[start of DATA FOR THE TASK]
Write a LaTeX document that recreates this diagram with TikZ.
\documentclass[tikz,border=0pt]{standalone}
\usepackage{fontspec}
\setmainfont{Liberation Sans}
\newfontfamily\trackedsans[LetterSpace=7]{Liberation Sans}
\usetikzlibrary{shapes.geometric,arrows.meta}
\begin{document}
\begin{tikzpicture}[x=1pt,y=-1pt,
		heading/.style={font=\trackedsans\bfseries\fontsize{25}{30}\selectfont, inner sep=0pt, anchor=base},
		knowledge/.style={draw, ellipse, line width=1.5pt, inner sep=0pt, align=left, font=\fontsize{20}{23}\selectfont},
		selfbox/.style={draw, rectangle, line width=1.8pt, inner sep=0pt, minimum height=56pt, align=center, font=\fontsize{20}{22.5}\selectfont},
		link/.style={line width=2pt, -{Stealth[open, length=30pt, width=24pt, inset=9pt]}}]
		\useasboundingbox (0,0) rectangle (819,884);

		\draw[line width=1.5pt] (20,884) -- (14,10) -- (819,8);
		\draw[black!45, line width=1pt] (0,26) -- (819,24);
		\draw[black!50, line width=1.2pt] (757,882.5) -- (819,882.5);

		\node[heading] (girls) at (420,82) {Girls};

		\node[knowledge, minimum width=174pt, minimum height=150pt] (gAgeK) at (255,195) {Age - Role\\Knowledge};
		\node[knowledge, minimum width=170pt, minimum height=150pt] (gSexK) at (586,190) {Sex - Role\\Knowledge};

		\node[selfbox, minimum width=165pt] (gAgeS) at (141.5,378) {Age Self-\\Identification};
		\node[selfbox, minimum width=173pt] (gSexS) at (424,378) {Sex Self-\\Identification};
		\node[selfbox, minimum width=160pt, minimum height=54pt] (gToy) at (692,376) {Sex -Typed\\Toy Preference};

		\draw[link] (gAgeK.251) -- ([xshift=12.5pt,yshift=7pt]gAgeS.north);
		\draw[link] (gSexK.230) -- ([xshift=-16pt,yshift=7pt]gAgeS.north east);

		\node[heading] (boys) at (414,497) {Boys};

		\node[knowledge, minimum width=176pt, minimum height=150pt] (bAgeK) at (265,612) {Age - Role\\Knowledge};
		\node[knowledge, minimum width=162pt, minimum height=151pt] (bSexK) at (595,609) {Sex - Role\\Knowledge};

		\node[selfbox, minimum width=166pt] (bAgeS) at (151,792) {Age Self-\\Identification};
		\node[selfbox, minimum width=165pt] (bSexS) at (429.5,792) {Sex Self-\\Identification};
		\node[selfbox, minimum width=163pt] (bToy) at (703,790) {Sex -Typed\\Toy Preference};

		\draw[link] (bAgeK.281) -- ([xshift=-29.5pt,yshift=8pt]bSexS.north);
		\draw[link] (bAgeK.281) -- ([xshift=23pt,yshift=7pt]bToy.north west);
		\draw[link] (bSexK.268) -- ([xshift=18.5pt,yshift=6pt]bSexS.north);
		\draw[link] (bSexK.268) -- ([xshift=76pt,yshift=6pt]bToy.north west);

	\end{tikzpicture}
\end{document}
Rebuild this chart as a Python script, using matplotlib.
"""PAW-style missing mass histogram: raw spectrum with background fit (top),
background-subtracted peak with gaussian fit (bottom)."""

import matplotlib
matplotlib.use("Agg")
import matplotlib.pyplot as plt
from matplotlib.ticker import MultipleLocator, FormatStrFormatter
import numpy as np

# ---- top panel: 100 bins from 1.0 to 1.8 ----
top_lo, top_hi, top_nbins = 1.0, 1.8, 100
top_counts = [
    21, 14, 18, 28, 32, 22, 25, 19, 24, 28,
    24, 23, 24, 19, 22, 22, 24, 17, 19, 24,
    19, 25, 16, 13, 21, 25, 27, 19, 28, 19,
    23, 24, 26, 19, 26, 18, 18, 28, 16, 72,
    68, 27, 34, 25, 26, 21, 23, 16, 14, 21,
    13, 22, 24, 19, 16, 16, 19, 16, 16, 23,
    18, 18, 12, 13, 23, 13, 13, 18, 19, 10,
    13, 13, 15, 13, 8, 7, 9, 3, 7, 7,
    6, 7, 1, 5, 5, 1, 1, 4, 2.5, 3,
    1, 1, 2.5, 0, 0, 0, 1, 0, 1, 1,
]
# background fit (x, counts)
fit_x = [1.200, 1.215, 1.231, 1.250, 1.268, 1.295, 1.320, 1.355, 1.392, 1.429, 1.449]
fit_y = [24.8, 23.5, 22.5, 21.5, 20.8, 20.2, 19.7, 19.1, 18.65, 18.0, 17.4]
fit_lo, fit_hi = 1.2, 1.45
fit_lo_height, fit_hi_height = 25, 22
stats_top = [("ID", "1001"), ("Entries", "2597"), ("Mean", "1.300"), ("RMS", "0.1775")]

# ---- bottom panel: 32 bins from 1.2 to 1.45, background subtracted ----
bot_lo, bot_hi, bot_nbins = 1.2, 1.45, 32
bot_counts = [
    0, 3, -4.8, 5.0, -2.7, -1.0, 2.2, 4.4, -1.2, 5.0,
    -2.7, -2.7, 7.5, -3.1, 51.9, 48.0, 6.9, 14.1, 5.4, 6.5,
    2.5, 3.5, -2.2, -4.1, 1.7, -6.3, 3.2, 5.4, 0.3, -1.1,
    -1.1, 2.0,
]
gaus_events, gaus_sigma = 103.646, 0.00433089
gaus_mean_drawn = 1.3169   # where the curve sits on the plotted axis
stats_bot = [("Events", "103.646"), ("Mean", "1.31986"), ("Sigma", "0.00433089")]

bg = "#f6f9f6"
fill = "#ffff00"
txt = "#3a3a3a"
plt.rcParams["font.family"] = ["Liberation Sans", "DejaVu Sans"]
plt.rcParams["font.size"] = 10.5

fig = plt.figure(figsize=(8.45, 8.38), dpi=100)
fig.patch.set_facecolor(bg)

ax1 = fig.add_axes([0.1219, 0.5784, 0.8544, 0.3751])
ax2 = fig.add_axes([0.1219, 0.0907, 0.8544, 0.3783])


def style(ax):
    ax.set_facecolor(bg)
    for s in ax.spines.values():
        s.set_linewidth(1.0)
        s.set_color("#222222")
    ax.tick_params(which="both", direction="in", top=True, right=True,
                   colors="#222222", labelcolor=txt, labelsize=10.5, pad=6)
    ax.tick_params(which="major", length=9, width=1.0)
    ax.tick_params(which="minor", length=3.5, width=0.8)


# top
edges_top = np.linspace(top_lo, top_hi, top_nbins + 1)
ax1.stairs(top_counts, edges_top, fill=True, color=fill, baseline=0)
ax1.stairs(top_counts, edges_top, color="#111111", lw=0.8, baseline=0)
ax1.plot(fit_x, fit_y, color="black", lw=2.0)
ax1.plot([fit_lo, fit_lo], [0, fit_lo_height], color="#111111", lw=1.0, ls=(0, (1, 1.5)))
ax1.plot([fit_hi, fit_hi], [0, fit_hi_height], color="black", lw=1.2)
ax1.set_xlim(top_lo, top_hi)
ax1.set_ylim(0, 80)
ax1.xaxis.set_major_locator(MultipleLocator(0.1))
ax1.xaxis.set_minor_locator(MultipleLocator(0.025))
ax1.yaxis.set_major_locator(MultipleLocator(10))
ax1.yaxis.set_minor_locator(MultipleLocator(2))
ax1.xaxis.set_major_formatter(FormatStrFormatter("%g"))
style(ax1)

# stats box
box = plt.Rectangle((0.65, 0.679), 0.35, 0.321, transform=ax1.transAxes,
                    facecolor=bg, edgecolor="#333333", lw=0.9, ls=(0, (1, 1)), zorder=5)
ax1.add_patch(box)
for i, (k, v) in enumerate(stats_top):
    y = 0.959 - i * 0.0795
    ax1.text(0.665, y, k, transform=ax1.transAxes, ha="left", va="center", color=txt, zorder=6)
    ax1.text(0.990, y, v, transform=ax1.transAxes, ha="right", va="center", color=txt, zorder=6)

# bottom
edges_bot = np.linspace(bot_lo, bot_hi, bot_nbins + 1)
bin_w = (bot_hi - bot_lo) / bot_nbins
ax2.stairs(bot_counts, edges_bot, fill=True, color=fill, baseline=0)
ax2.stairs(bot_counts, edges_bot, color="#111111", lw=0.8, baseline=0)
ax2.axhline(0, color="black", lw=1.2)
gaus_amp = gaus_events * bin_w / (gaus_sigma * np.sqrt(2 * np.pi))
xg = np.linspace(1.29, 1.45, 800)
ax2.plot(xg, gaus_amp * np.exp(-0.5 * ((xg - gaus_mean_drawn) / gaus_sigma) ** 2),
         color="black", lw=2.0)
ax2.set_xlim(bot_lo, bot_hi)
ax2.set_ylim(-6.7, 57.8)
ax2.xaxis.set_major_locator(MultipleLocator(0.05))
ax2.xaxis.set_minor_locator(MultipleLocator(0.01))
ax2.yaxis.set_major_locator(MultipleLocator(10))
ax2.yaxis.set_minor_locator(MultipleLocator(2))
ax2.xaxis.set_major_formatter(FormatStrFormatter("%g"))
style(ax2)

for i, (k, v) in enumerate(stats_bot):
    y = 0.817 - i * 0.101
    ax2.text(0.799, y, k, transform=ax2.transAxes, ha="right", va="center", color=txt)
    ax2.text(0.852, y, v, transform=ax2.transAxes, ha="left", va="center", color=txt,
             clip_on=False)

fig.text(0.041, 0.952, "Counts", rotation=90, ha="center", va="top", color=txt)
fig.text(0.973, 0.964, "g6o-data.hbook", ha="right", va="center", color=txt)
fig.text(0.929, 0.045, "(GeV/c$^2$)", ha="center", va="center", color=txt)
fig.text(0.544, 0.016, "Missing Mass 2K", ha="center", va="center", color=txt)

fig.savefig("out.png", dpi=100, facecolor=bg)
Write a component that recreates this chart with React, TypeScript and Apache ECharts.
[end of DATA FOR THE TASK]
• WHAT TO WORK ON: Extract exactly and only these lines: the line containing "Rebuild this chart", the line containing "import numpy as np", and every line between them.

• WRITTEN RESPONSE:
Rebuild this chart as a Python script, using matplotlib.
"""PAW-style missing mass histogram: raw spectrum with background fit (top),
background-subtracted peak with gaussian fit (bottom)."""

import matplotlib
matplotlib.use("Agg")
import matplotlib.pyplot as plt
from matplotlib.ticker import MultipleLocator, FormatStrFormatter
import numpy as np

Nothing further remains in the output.